**Data for the task**
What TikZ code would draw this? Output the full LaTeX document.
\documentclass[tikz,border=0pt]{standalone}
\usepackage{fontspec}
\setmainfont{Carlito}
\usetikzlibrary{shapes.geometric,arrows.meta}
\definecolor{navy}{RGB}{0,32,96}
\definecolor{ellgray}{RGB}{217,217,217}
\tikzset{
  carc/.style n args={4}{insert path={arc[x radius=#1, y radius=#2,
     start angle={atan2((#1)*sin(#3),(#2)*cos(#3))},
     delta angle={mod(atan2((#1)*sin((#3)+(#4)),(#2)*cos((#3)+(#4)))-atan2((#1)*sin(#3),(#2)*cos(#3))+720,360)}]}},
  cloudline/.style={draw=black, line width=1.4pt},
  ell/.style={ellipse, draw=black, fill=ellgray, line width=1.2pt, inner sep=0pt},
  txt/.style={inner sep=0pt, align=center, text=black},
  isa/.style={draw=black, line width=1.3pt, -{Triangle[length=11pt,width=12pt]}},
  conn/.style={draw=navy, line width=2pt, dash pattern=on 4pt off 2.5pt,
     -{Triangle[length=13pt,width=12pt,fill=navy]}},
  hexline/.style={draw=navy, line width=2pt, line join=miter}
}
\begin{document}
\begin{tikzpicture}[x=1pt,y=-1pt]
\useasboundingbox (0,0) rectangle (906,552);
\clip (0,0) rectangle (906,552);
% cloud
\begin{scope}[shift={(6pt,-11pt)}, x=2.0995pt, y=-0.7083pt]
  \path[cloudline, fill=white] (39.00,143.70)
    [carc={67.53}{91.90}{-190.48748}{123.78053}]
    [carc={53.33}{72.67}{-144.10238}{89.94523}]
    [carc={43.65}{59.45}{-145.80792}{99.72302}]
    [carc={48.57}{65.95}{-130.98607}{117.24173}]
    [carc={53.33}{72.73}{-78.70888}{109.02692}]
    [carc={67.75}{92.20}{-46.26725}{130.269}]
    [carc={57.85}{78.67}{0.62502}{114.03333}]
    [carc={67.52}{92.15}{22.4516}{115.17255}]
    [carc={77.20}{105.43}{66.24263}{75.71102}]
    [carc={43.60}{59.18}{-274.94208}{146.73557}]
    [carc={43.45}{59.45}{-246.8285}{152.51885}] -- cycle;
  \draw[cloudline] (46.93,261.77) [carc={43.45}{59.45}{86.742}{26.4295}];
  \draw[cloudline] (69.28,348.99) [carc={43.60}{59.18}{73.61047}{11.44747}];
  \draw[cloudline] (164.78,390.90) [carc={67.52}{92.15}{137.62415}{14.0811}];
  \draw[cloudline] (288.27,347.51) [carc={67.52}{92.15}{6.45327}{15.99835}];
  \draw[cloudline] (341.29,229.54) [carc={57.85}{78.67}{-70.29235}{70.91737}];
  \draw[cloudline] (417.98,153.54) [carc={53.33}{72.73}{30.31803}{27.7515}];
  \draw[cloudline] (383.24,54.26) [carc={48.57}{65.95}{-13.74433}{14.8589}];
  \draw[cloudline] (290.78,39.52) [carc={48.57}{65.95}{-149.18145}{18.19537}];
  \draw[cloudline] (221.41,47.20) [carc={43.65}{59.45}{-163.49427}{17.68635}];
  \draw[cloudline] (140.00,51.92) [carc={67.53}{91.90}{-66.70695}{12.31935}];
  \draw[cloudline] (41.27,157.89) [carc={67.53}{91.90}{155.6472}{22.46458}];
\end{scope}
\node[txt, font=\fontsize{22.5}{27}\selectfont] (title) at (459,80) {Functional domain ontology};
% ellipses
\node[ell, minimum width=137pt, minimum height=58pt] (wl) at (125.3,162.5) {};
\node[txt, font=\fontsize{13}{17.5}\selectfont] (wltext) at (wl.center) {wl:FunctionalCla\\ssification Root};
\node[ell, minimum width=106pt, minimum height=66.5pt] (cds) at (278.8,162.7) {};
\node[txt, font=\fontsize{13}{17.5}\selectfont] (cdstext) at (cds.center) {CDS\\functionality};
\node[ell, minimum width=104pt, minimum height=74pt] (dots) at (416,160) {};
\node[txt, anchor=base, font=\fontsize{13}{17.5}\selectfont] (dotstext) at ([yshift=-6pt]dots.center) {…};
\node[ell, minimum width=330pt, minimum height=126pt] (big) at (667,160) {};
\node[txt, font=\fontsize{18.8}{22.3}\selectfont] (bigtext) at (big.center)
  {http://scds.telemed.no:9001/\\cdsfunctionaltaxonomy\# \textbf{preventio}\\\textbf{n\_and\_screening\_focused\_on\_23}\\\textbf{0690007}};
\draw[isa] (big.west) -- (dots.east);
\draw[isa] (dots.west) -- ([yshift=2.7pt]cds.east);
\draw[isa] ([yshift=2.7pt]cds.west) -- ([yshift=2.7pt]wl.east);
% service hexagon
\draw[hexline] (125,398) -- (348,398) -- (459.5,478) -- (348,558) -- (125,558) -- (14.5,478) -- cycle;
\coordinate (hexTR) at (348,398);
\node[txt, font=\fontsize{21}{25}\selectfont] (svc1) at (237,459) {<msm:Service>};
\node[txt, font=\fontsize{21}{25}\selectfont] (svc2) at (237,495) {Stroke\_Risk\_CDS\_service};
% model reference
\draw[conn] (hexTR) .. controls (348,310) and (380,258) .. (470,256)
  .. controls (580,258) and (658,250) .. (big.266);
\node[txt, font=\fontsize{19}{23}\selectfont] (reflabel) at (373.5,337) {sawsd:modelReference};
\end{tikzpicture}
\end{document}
...
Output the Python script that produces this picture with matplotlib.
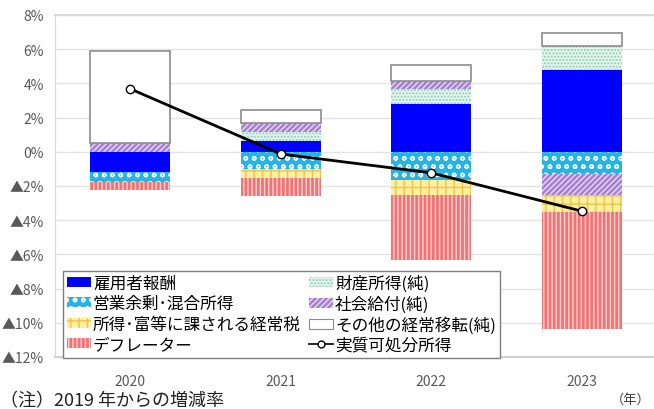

**Problem to work on**
Find out how many lines in the listing contain the string "Output". Give the number alone.

**Finished answer**
2